Afin de définir l’espace du territoire s’appliquant à l’objet social d’Amilure une liste de communes a été incluse dans ses statuts. Plusieurs de ces communes sont concernées par l’enquête publique complémentaire à l’étude d’impact sur les effets indirects de l’approvisionnement en bois de la Centrale de Gardanne parmi les 324 incluses dans le périmètre de cette enquête : Aubenas-les-Alpes, Aubignosc, Banon, Ganagobie, La Rochegiron , Montsalier, Oppedette, Redortiers, et Vachères.
Amilure est de ce fait légitime à exprimer un avis.
Le discours sur la diminution des réserves fossiles est devenu une arme de destruction massive de la forêt : le changement climatique a rasé 1/3 tiers de la forêt portugaise en 10 ans… Sur l’ensemble du périmètre défini pour l’approvisionnement de Gardanne, on risque avec ces mégacentrales à biomasse un appauvrissement des sols par une surexploitation des zones les plus accessibles et l’utilisation de moyens mécaniques les plus destructeurs (abatteuses, broyeurs mobiles…) qui transforment des arbres entiers en plaquettes forestières, ne laissant plus assez de rémanents pour la minéralisation et la recomposition des sols.
Il y a aussi un aspect économique en jeu : le capital naturel de plusieurs générations est aujourd’hui l’objet de l’intérêt des industriels qui lorgnent sur ce potentiel financier et sur les aides des états européens.

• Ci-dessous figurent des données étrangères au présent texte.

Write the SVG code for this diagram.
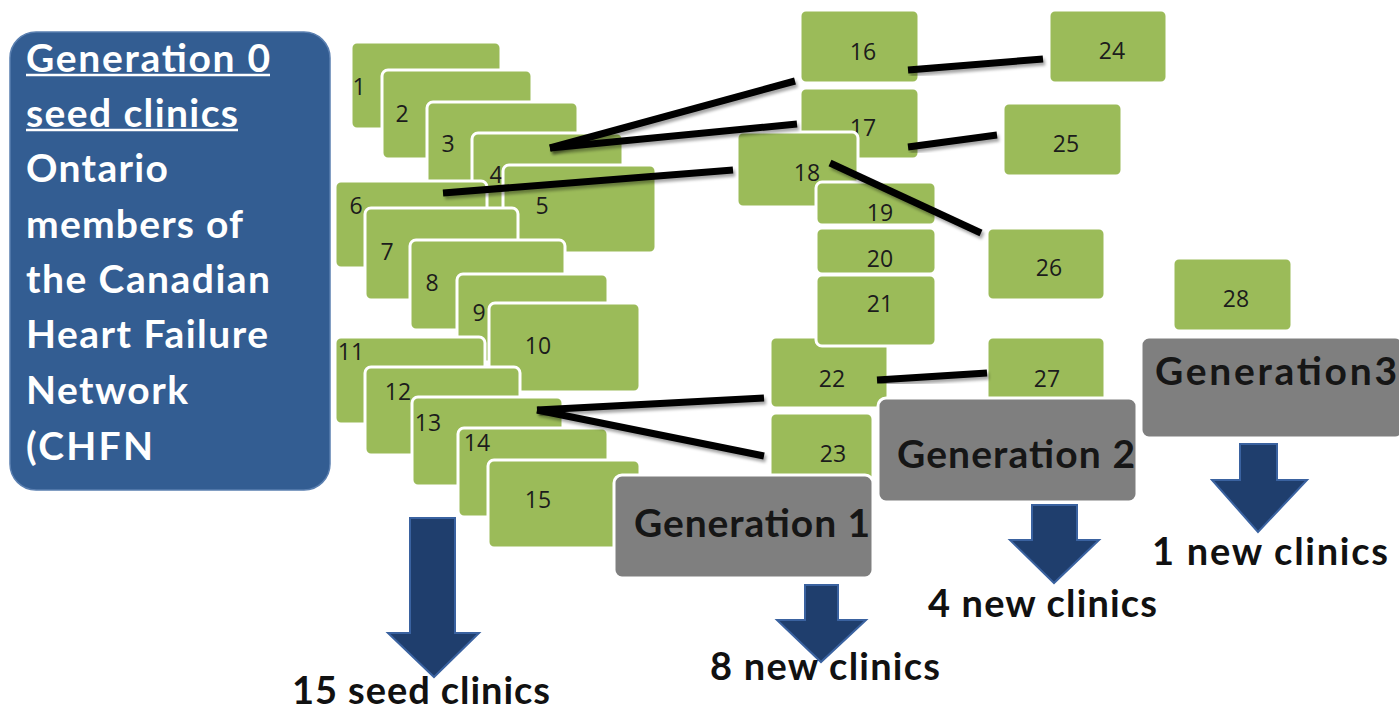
<svg xmlns="http://www.w3.org/2000/svg" width="1399" height="713" viewBox="0 0 1399 713">
<defs>
<filter id="sh" x="-10%" y="-50%" width="120%" height="200%">
<feDropShadow dx="2" dy="3" stdDeviation="1.5" flood-color="#000" flood-opacity="0.35"/>
</filter>
</defs>
<style>
.g{fill:#9BBB59;stroke:#fff;stroke-width:3}
.n{font-family:"Open Sans","Noto Sans",sans-serif;font-size:23px;fill:#1c1c1c;text-anchor:middle;dominant-baseline:central}
.w{font-family:Lato,"Liberation Sans",sans-serif;font-weight:700;font-size:39px;fill:#fff}
.gen{fill:#7F7F7F;stroke:#fff;stroke-width:3}
.gt{font-family:Lato,"Liberation Sans",sans-serif;font-weight:700;font-size:39px;fill:#161616}
.bt{font-family:Lato,"Liberation Sans",sans-serif;font-weight:700;font-size:38px;fill:#111}
.ar{fill:#1F3E6D;stroke:#3A62A0;stroke-width:2}
.c{stroke:#000;stroke-width:7;fill:none;filter:url(#sh)}
</style>
<rect width="1399" height="713" fill="#fff"/>

<g id="gen0">
<rect x="10" y="32" width="320" height="458" rx="26" fill="#335D92" stroke="#5A7FB0" stroke-width="1.5"/>
<text class="w" x="26" y="72" textLength="244">Generation 0</text>
<line x1="26" y1="75" x2="270" y2="75" stroke="#fff" stroke-width="2.5"/>
<text class="w" x="26" y="127" textLength="212">seed clinics</text>
<line x1="26" y1="130" x2="238" y2="130" stroke="#fff" stroke-width="2.5"/>
<text class="w" x="26" y="182" textLength="142">Ontario</text>
<text class="w" x="26" y="238" textLength="217">members of</text>
<text class="w" x="26" y="293" textLength="244">the Canadian</text>
<text class="w" x="26" y="348" textLength="242">Heart Failure</text>
<text class="w" x="26" y="404" textLength="162">Network</text>
<text class="w" x="26" y="460" textLength="127">(CHFN</text>
</g>

<g id="n1"><rect class="g" x="351" y="42" width="150" height="87" rx="6"/><text class="n" x="359" y="86" font-size="27">1</text></g>
<g id="n2"><rect class="g" x="382" y="70" width="150" height="89" rx="6"/><text class="n" x="402" y="113">2</text></g>
<g id="n3"><rect class="g" x="427" y="102" width="151" height="88" rx="6"/><text class="n" x="448" y="143">3</text></g>
<g id="n4"><rect class="g" x="472" y="133" width="151" height="89" rx="6"/><text class="n" x="496" y="174">4</text></g>
<g id="n5"><rect class="g" x="503" y="165" width="153" height="88" rx="6"/><text class="n" x="542" y="205">5</text></g>
<g id="n6"><rect class="g" x="335" y="181" width="152" height="87" rx="6"/><text class="n" x="356" y="205">6</text></g>
<g id="n7"><rect class="g" x="365" y="208" width="153" height="92" rx="6"/><text class="n" x="387" y="251">7</text></g>
<g id="n8"><rect class="g" x="410" y="240" width="155" height="90" rx="6"/><text class="n" x="432" y="282">8</text></g>
<g id="n9"><rect class="g" x="457" y="274" width="151" height="88" rx="6"/><text class="n" x="479" y="312">9</text></g>
<g id="n10"><rect class="g" x="489" y="303" width="151" height="89" rx="6"/><text class="n" x="538" y="345">10</text></g>
<g id="n11"><rect class="g" x="335" y="337" width="150" height="87" rx="6"/><text class="n" x="351" y="351">11</text></g>
<g id="n12"><rect class="g" x="365" y="367" width="155" height="88" rx="6"/><text class="n" x="398" y="391">12</text></g>
<g id="n13"><rect class="g" x="412" y="397" width="151" height="89" rx="6"/><text class="n" x="428" y="422">13</text></g>
<g id="n14"><rect class="g" x="458" y="428" width="150" height="89" rx="6"/><text class="n" x="477" y="442">14</text></g>
<g id="n15"><rect class="g" x="488" y="460" width="152" height="88" rx="6"/><text class="n" x="538" y="499">15</text></g>

<g id="n16"><rect class="g" x="800" y="10" width="119" height="73" rx="6"/><text class="n" x="863" y="51">16</text></g>
<g id="n17"><rect class="g" x="800" y="88" width="119" height="71" rx="6"/><text class="n" x="863" y="127">17</text></g>
<g id="n18"><rect class="g" x="737" y="132" width="121" height="75" rx="6"/><text class="n" x="807" y="172">18</text></g>
<g id="n19"><rect class="g" x="816" y="182" width="120" height="43" rx="6"/><text class="n" x="880" y="212">19</text></g>
<g id="n20"><rect class="g" x="816" y="228" width="120" height="46" rx="6"/><text class="n" x="880" y="258">20</text></g>
<g id="n22"><rect class="g" x="770" y="337" width="118" height="71" rx="6"/><text class="n" x="832" y="378">22</text></g>
<g id="n21"><rect class="g" x="816" y="275" width="120" height="71" rx="6"/><text class="n" x="880" y="303">21</text></g>
<g id="n23"><rect class="g" x="770" y="413" width="103" height="70" rx="6"/><text class="n" x="833" y="453">23</text></g>

<g id="n24"><rect class="g" x="1049" y="10" width="118" height="73" rx="6"/><text class="n" x="1112" y="50">24</text></g>
<g id="n25"><rect class="g" x="1003" y="103" width="119" height="73" rx="6"/><text class="n" x="1066" y="143">25</text></g>
<g id="n26"><rect class="g" x="987" y="228" width="118" height="72" rx="6"/><text class="n" x="1049" y="267">26</text></g>
<g id="n27"><rect class="g" x="987" y="337" width="118" height="66" rx="6"/><text class="n" x="1047" y="378">27</text></g>
<g id="n28"><rect class="g" x="1173" y="258" width="119" height="73" rx="6"/><text class="n" x="1236" y="298">28</text></g>

<g id="connectors">
<line class="c" x1="550" y1="148" x2="795" y2="81"/>
<line class="c" x1="550" y1="148" x2="797" y2="124"/>
<line class="c" x1="443" y1="193" x2="733" y2="170"/>
<line class="c" x1="473" y1="225" x2="829" y2="225"/>
<line class="c" x1="830" y1="163" x2="981" y2="233"/>
<line class="c" x1="908" y1="70" x2="1043" y2="59"/>
<line class="c" x1="908" y1="147" x2="997" y2="135"/>
<line class="c" x1="1094" y1="287" x2="1168" y2="287"/>
<line class="c" x1="537" y1="410" x2="764" y2="398"/>
<line class="c" x1="537" y1="410" x2="764" y2="456"/>
<line class="c" x1="877" y1="380" x2="987" y2="373"/>
</g>

<g id="gen1">
<rect class="gen" x="614" y="475" width="259" height="103" rx="8"/>
<text class="gt" x="634" y="537" textLength="236">Generation 1</text>
</g>
<g id="gen2">
<rect class="gen" x="878" y="398" width="259" height="104" rx="8"/>
<text class="gt" x="897" y="468" textLength="238">Generation 2</text>
</g>
<g id="gen3">
<rect class="gen" x="1141" y="337" width="262" height="101" rx="8"/>
<text class="gt" x="1155" y="385" textLength="242">Generation3</text>
</g>

<g id="arrow0">
<polygon class="ar" points="410,518 455,518 455,633 479,633 434,677 388,633 410,633"/>
<text class="bt" x="292" y="704" font-size="37" textLength="258">15 seed clinics</text>
</g>
<g id="arrow1">
<polygon class="ar" points="805,585 838,585 838,620 866,620 821,662 777,620 805,620"/>
<text class="bt" x="710" y="680" textLength="230">8 new clinics</text>
</g>
<g id="arrow2">
<polygon class="ar" points="1032,505 1077,505 1077,540 1099,540 1054,583 1010,540 1032,540"/>
<text class="bt" x="928" y="617" textLength="229">4 new clinics</text>
</g>
<g id="arrow3">
<polygon class="ar" points="1240,444 1277,444 1277,480 1307,480 1258,532 1212,480 1240,480"/>
<text class="bt" x="1152" y="565" textLength="236">1 new clinics</text>
</g>
</svg>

Il y a 150 ans, la plupart des forêts d’Europe avaient disparu mais le charbon, puis le pétrole, les ont préservées. Ce fut le cas de la montagne de Lure et des massifs boisés voisins (cf. La montagne de Lure – Encyclopédie d’une montagne en Haute-Provence, Alpes de Lumière 2009, pp. 68, 83-34).

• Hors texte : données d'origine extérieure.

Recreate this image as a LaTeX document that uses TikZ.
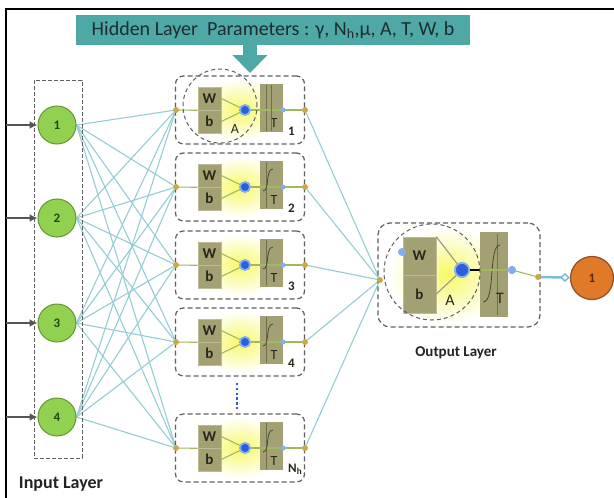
\documentclass[tikz,border=0pt]{standalone}
\usepackage{fontspec}
\setmainfont{Carlito}
\usetikzlibrary{arrows.meta,calc}
\definecolor{bannerteal}{RGB}{77,168,166}
\definecolor{conncol}{RGB}{150,205,212}
\definecolor{greenfill}{RGB}{146,208,80}
\definecolor{greenedge}{RGB}{100,150,55}
\definecolor{orangefill}{RGB}{224,122,40}
\definecolor{orangeedge}{RGB}{140,80,35}
\definecolor{olivefill}{RGB}{163,160,116}
\definecolor{olivetext}{RGB}{40,40,25}
\definecolor{dotcol}{RGB}{205,168,70}
\definecolor{sumblue}{RGB}{45,95,215}
\definecolor{sumring}{RGB}{130,175,240}
\definecolor{glowy}{RGB}{248,248,105}
\definecolor{innerline}{RGB}{160,185,95}
\definecolor{dashgray}{RGB}{95,95,95}
\definecolor{outarrow}{RGB}{120,190,212}
\pgfdeclarelayer{back}
\pgfdeclarelayer{bg}
\pgfsetlayers{back,bg,main}
\tikzset{
  conn/.style={draw=conncol, line width=1.1pt},
  innode/.style={circle, fill=greenfill, draw=greenedge, line width=1pt, minimum size=38pt, inner sep=0pt, font=\fontsize{13}{13}\selectfont\bfseries, text={rgb,255:red,40;green,70;blue,20}},
  inarrow/.style={draw={rgb,255:red,85;green,85;blue,85}, line width=1.8pt, -{Latex[length=8pt,width=8pt]}},
  hbox/.style={rectangle, draw=dashgray, dash pattern=on 5pt off 3pt, line width=1.2pt, rounded corners=8pt, minimum width=129pt, minimum height=68pt, inner sep=0pt},
  wbrect/.style={rectangle, fill=olivefill, draw={rgb,255:red,190;green,188;blue,150}, line width=0.6pt, inner sep=0pt, font=\fontsize{15}{15}\selectfont\bfseries, text=olivetext},
  trect/.style={rectangle, fill=olivefill, inner sep=0pt},
  sumnode/.style={circle, fill=sumblue, draw=sumring, line width=1.6pt, minimum size=10pt, inner sep=0pt},
  bdot/.style={circle, fill=sumring, minimum size=5pt, inner sep=0pt},
  tdot/.style={circle, fill=dotcol, minimum size=6pt, inner sep=0pt},
  inl/.style={draw=innerline, line width=1.1pt},
  sig/.style={draw={rgb,255:red,70;green,75;blue,45}, line width=0.8pt},
  tline/.style={draw={rgb,255:red,110;green,110;blue,80}, line width=0.7pt},
  lbl/.style={inner sep=0pt, text=olivetext},
}
\newcommand\hunit[3]{%
  \shade[inner color=glowy, outer color=white] (240,#2) ellipse [x radius=44pt, y radius=31pt];
  \node[hbox] (hbox#1) at (240,#2) {};
  \node[wbrect, minimum width=23pt, minimum height=23pt] (hw#1) at (209.5,#2-11.5) {W};
  \node[wbrect, minimum width=23pt, minimum height=23pt] (hb#1) at (209.5,#2+11.5) {b};
  \node[trect, minimum width=23pt, minimum height=48pt] (ht#1) at (271.5,#2-2) {};
  \draw[tline] (266,#2-25) -- (266,#2+21);
  \node[tdot] (hl#1) at (176,#2) {};
  \node[tdot] (hr#1) at (305,#2) {};
  \node[sumnode] (hs#1) at (245,#2) {};
  \draw[inl] (hl#1) -- (hw#1.south west);
  \draw[inl] (hw#1.east) -- (hs#1);
  \draw[inl] (hb#1.east) -- (hs#1);
  \draw[inl] (hs#1) -- (hr#1);
  \node[sumnode] at (hs#1) {};
  \node[bdot] (hq#1) at (283,#2) {};
  \node[lbl, font=\fontsize{14}{14}\selectfont] (htl#1) at (274,#2+13) {T};
  \node[lbl, font=\fontsize{13}{13}\selectfont\bfseries, anchor=west] (hn#1) at (288,#2+21) {#3};
}
\begin{document}
\begin{tikzpicture}[x=1pt,y=-1pt]
\useasboundingbox (0,0) rectangle (614,498);
\begin{pgfonlayer}{back}
\fill[white] (0,0) rectangle (614,498);
\end{pgfonlayer}
% frame
\draw[line width=2pt] (6,498) -- (6,9) -- (614,9);
% banner
\node[rectangle, fill=bannerteal, minimum width=394pt, minimum height=30pt, inner sep=0pt,
      font=\fontsize{20}{20}\selectfont, text={rgb,255:red,30;green,45;blue,45}] (ban) at (273,30)
      {Hidden Layer\ \ Parameters : γ, N\textsubscript{h},μ, A, T, W, b};
\coordinate (ba) at (250,44);
\coordinate (bb) at (250,73);
\draw[bannerteal, line width=14pt, -{Triangle[length=18pt,width=34pt]}] (ba) -- (bb);
% input layer
\node[rectangle, draw=dashgray, dash pattern=on 4pt off 2pt, line width=0.9pt, minimum width=48pt, minimum height=378pt, inner sep=0pt] (ibox) at (58,269) {};
\node[innode] (in1) at (57,125) {1};
\node[innode] (in2) at (57,218) {2};
\node[innode] (in3) at (57,323) {3};
\node[innode] (in4) at (57,417) {4};
\foreach \i/\y in {1/125,2/218,3/323,4/417}{
  \coordinate (s\i) at (6,\y);
  \draw[inarrow] (s\i) -- (in\i);
}
\node[lbl, font=\fontsize{18}{18}\selectfont\bfseries, text={rgb,255:red,35;green,35;blue,35}] (ilab) at (61,484) {Input Layer};
% hidden units
\hunit{1}{110}{1}
\hunit{2}{187}{2}
\hunit{3}{265}{3}
\hunit{4}{342}{4}
\hunit{5}{448}{N\textsubscript{h}}
\draw[tline] (271,85) -- (271,131);
\foreach \j/\y in {2/187,3/265,4/342,5/448}{
  \draw[sig] (263,\y+4) .. controls (270,\y+4) and (265,\y-18) .. (273,\y-18);
}
\node[circle, draw=dashgray, dash pattern=on 4pt off 3pt, line width=1pt, minimum width=74pt, minimum height=72pt, inner sep=0pt] (hcirc) at (220,106) {};
\node[lbl, font=\fontsize{14}{14}\selectfont] (ha) at (235,129) {A};
\coordinate (d1) at (237,383);
\coordinate (d2) at (237,410);
\draw[draw=sumblue, line width=2.4pt, dash pattern=on 2.4pt off 2.4pt] (d1) -- (d2);
% output unit
\shade[inner color=glowy, outer color=white] (448,275) ellipse [x radius=60pt, y radius=48pt];
\node[rectangle, draw=dashgray, dash pattern=on 5pt off 3pt, line width=1.2pt, rounded corners=12pt, minimum width=162pt, minimum height=104pt, inner sep=0pt] (obox) at (459,275) {};
\node[wbrect, minimum width=33pt, minimum height=38pt] (ow) at (419.5,256) {W};
\node[wbrect, minimum width=33pt, minimum height=38pt] (ob) at (419.5,294) {b};
\node[trect, minimum width=28pt, minimum height=85pt] (ot) at (494,274.5) {};
\draw[tline] (497,234) -- (497,315);
\draw[sig] (483,302) .. controls (496,302) and (488,245) .. (500,245);
\node[tdot] (ol) at (380,280) {};
\node[tdot] (or) at (538,277) {};
\node[sumnode, minimum size=14pt] (os) at (462,270) {};
\node[bdot, minimum size=8pt] (oq2) at (512,270) {};
\node[bdot, minimum size=8pt] (oq1) at (402,252) {};
\draw[inl, draw={rgb,255:red,150;green,150;blue,130}] (ow.north east) -- (os);
\draw[inl, draw={rgb,255:red,150;green,150;blue,130}] (ob.east) -- (os);
\coordinate (otl) at (480,270);
\draw[line width=2pt] (os) -- (otl);
\draw[inl] (otl) -- (oq2);
\draw[inl] (oq2) -- (or);
\node[sumnode, minimum size=14pt] at (os) {};
\node[bdot, minimum size=8pt] at (oq2) {};
\node[circle, draw=dashgray, dash pattern=on 4pt off 3pt, line width=1pt, minimum size=96pt, inner sep=0pt] (ocirc) at (432,272) {};
\node[lbl, font=\fontsize{16}{16}\selectfont] (oa) at (450,300) {A};
\node[lbl, font=\fontsize{16}{16}\selectfont] (ott) at (500,298) {T};
\node[lbl, font=\fontsize{15}{15}\selectfont\bfseries, text={rgb,255:red,35;green,35;blue,35}] (olab) at (456,353) {Output Layer};
% output node
\node[circle, fill=orangefill, draw=orangeedge, line width=1.2pt, minimum size=43pt, inner sep=0pt, font=\fontsize{13}{13}\selectfont\bfseries, text={rgb,255:red,90;green,40;blue,10}] (out) at (592,278) {1};
\draw[draw=outarrow, line width=2.5pt, -{Diamond[open, length=10pt, width=9pt, line width=1.5pt]}] (or) -- (out);
% connections
\begin{pgfonlayer}{bg}
\foreach \i in {1,...,4}{
  \foreach \j in {1,...,5}{
    \draw[conn] (in\i.east) -- (hl\j);
  }
}
\foreach \j in {1,...,5}{
  \draw[conn] (hr\j) -- (ol);
}
\end{pgfonlayer}
\end{tikzpicture}
\end{document}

Si nos sociétés s’attaquent depuis quelques années à la biomasse forestière c’est que le capital reconstitué de 2,5 milliards de tonnes de bois en France aiguise les appétits des industriels de l’énergie. Mais en s’attaquant à une forêt jeune et en pleine croissance, ces exploitants réduisent le potentiel de stockage du CO2 que permet la photosynthèse des feuillages.
Il faut ajouter que le déstockage massif du carbone par la combustion de la biomasse pour fabriquer de l’électricité aggravera le changement climatique par l’émission de gaz à effets de serre ( CO2). Et qu’il est illusoire dans nos forêts du sud d’envisager que la régénération liée à une exploitation, fût-elle rationnelle et bien contrôlée, puisse équilibrer l’émission du CO2.
Il existe des sources d’énergies décarbonées déjà largement exploitées dans notre pays, parfois à l’excès au point de provoquer des dysfonctionnements dans leur acheminement (réseau RTE) ou leur rendement (prix négatif) pour qu’on ne se lance pas dans l’aberration de la production d’électricité par la combustion de la ressource forestière.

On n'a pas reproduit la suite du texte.